The Old Castle [Track 3]
The muted growling of the low wind instruments evokes a dark, foreboding scene around an old structure. A shimmering string entrance seems to convey the castle rising into view. By alternating instrumental textures to convey different elements of the scene, Tushmalov echoes Harmann’s use of light and dark to define the planes of his picture.
Ballet of the Chicks [Track 4]
The humorous appearance of Hartmann’s 1870 ballet costumes is echoed in the frantically and ceaselessly bouncing music of this short movement, which Tushmalov scores almost entirely for winds. Student should be encouraged to think about the physical properties of the various wind instruments – and the techniques we use to play them – that facilitate such light and short sounds.
The Marketplace at Limoges [Track 5]
The ceaseless activity of an open-air marketplace is represented here in the constant pulsing of repeated sixteenth notes. Surprises seem to pop up at nearly every turn as this manic rhythmic energy passes through the orchestra, culminating in a headlong rush into the next scene …
Catacombs [Track 6]
Mussorgsky’s slow intonation of a series of minor chords portrays the stark and morbid mood inside an underground catacomb.
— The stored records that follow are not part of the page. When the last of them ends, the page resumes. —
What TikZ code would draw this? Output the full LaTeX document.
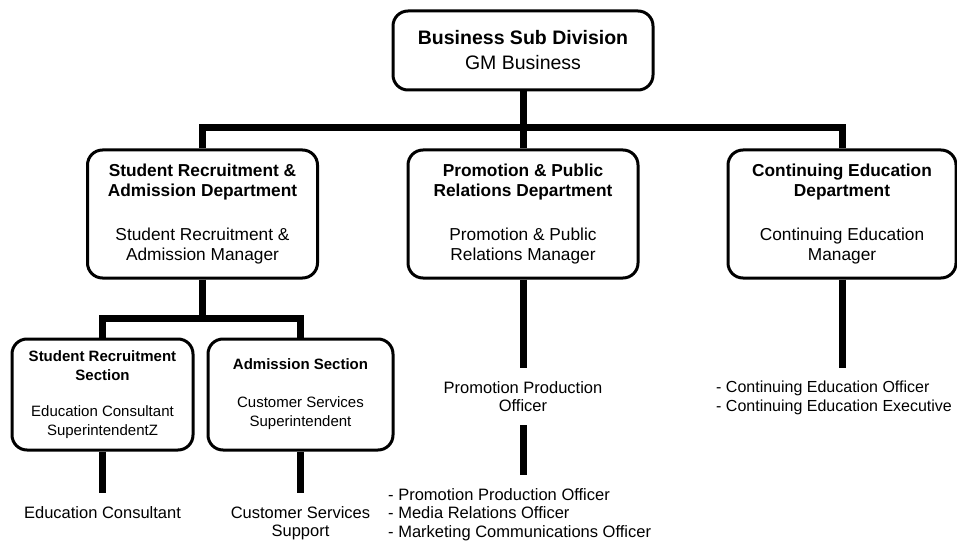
\documentclass[tikz,border=0pt]{standalone}
\usepackage{fontspec}
\setmainfont{Liberation Sans}
\usetikzlibrary{positioning}

\begin{document}
\begin{tikzpicture}[x=1pt, y=-1pt,
  box/.style = {draw, line width=3pt, rounded corners=15pt, fill=white, align=center, inner sep=0pt},
  dept/.style = {box, minimum width=230pt, minimum height=128pt, font=\fontsize{17.3}{20.5}\selectfont},
  sect/.style = {box, minimum height=111pt, font=\fontsize{15}{19}\selectfont},
  leaf/.style = {align=center, inner xsep=0pt, inner ysep=13pt, font=\fontsize{16.5}{18.5}\selectfont},
  conn/.style = {line width=7pt}]
\useasboundingbox (0,0) rectangle (957,540);

\node[box, minimum width=260pt, minimum height=79pt, font=\fontsize{19.5}{25}\selectfont] (gm) at (523,50.5) {\textbf{Business Sub Division}\\GM Business};

\node[dept] (sra) at (202.5,214) {\textbf{Student Recruitment \&}\\\textbf{Admission Department}\\[23pt]Student Recruitment \&\\Admission Manager};
\node[dept] (ppr) at (523,214) {\textbf{Promotion \& Public}\\\textbf{Relations Department}\\[23pt]Promotion \& Public\\Relations Manager};
\node[dept, minimum width=228pt] (ced) at (842,214) {\textbf{Continuing Education}\\\textbf{Department}\\[23pt]Continuing Education\\Manager};

\node[sect, minimum width=181pt] (srs) at (102.5,394.5) {\textbf{Student Recruitment}\\\textbf{Section}\\[17pt]Education Consultant\\SuperintendentZ};
\node[sect, minimum width=185pt] (adm) at (300.5,394.5) {\textbf{Admission Section}\\[19pt]Customer Services\\Superintendent};

\node[leaf, anchor=north] (edc) at (102.5,493) {Education Consultant};
\node[leaf, anchor=north] (css) at (300.5,493) {Customer Services\\Support};
\node[leaf, anchor=north] (ppo) at (523,368) {Promotion Production\\Officer};
\node[leaf, align=left, anchor=north west] (pplist) at (388,475) {- Promotion Production Officer\\- Media Relations Officer\\- Marketing Communications Officer};
\node[leaf, align=left, anchor=north west, font=\fontsize{16}{18.5}\selectfont] (celist) at (716,368) {- Continuing Education Officer\\- Continuing Education Executive};

\coordinate (bus) at (523,128);
\coordinate (subbus) at (202.5,318);

\draw[conn] (gm) -- (ppr);
\draw[conn] (sra.north) -- (sra.north |- bus) -- (ced.north |- bus) -- (ced.north);
\draw[conn] (sra) -- (sra.south |- subbus);
\draw[conn] (srs.north) -- (srs.north |- subbus) -- (adm.north |- subbus) -- (adm.north);
\draw[conn] (srs) -- (edc);
\draw[conn] (adm) -- (css);
\draw[conn] (ppr) -- (ppo);
\draw[conn] (ppo.south) -- (ppo.south |- pplist.north);
\draw[conn] (ced.south) -- (ced.south |- celist.north);
\end{tikzpicture}
\end{document}
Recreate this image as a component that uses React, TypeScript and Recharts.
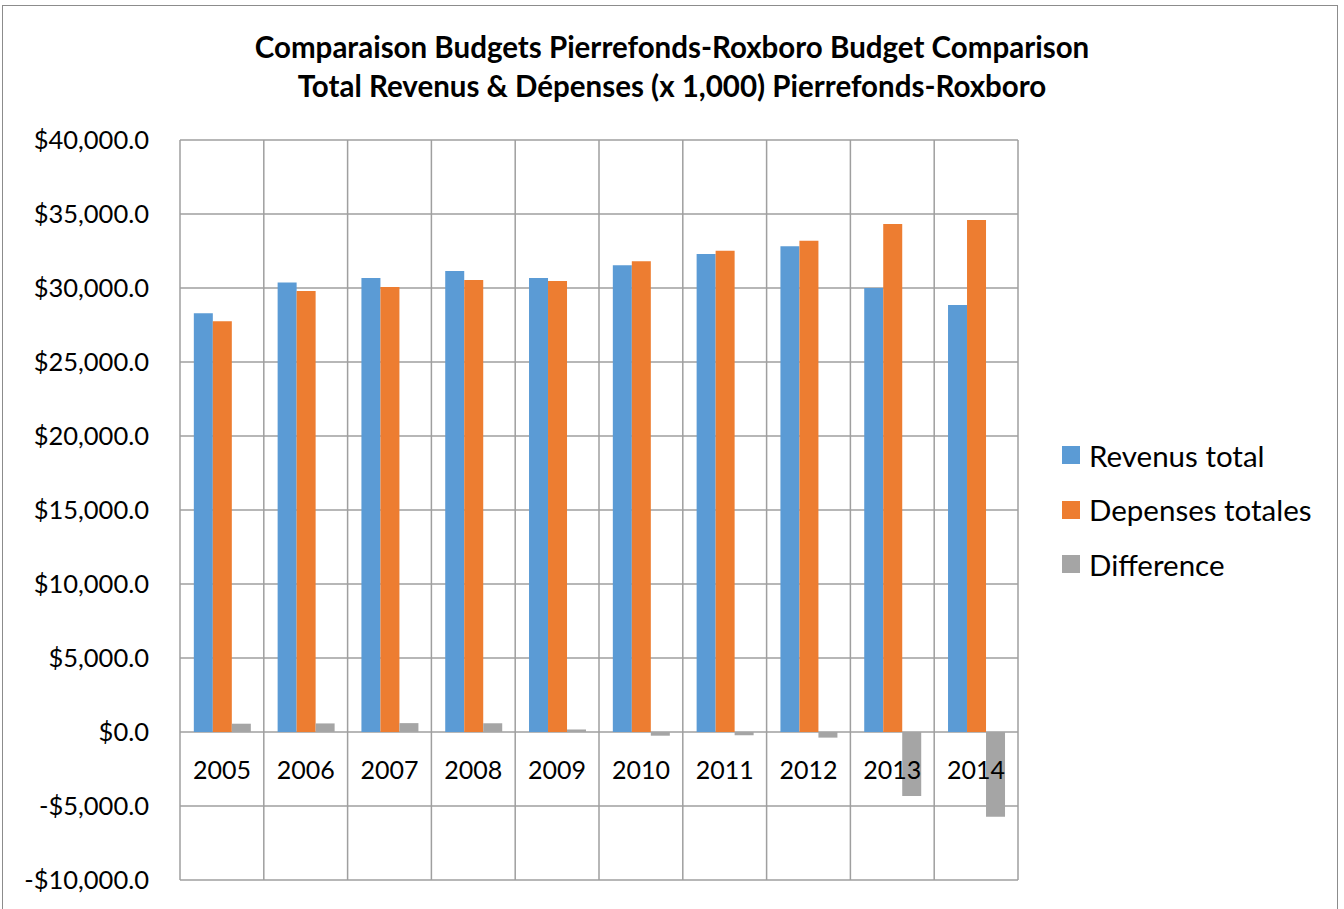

The darkness of this movement should not come as a surprise – its composer described how ‘the creative spirit of the dead Hartmann leads me towards the skulls, invokes them; the skulls begin to glow softly from within’ [perhaps represented by the second theme, which Tushmalov set for the strings]. Finally, with the wistful reappearance of the Promenade, the reality of Hartmann’s death intrudes onto the gallery visit that frames the entire piece.
Baba Yaga [Track 7]
Hartmann’s bizarre image of a huge clock with chicken’s legs inspires this movement, which includes a ferocious introduction in the strings, an odd march featuring the brass and the sound of clock tower bells in the winds. The manic opening scherzo is one of the most virtuosic sections of the piece for pianists playing the original and for orchestras performing any orchestration of the piece, and it returns at the end of the movement as a bridge into the triumphant final movement of the piece.
The Great Gate of Kiev [Track 8]
The grandeur of the final section of Pictures at an Exhibition is a tribute to Hartmann’s finest work, a design for a monumental gate honoring Tsar Alexander II. Mussorgsky’s vibrant mix of musical material gives Tushmalov the opportunity to do some of his most colorful orchestration. A series of brass and wind choirs, punctuated by bright percussion accents, evoke not only Hartmann’s structure but also Mussorgsky’s deep esteem and respect for his friend and colleague.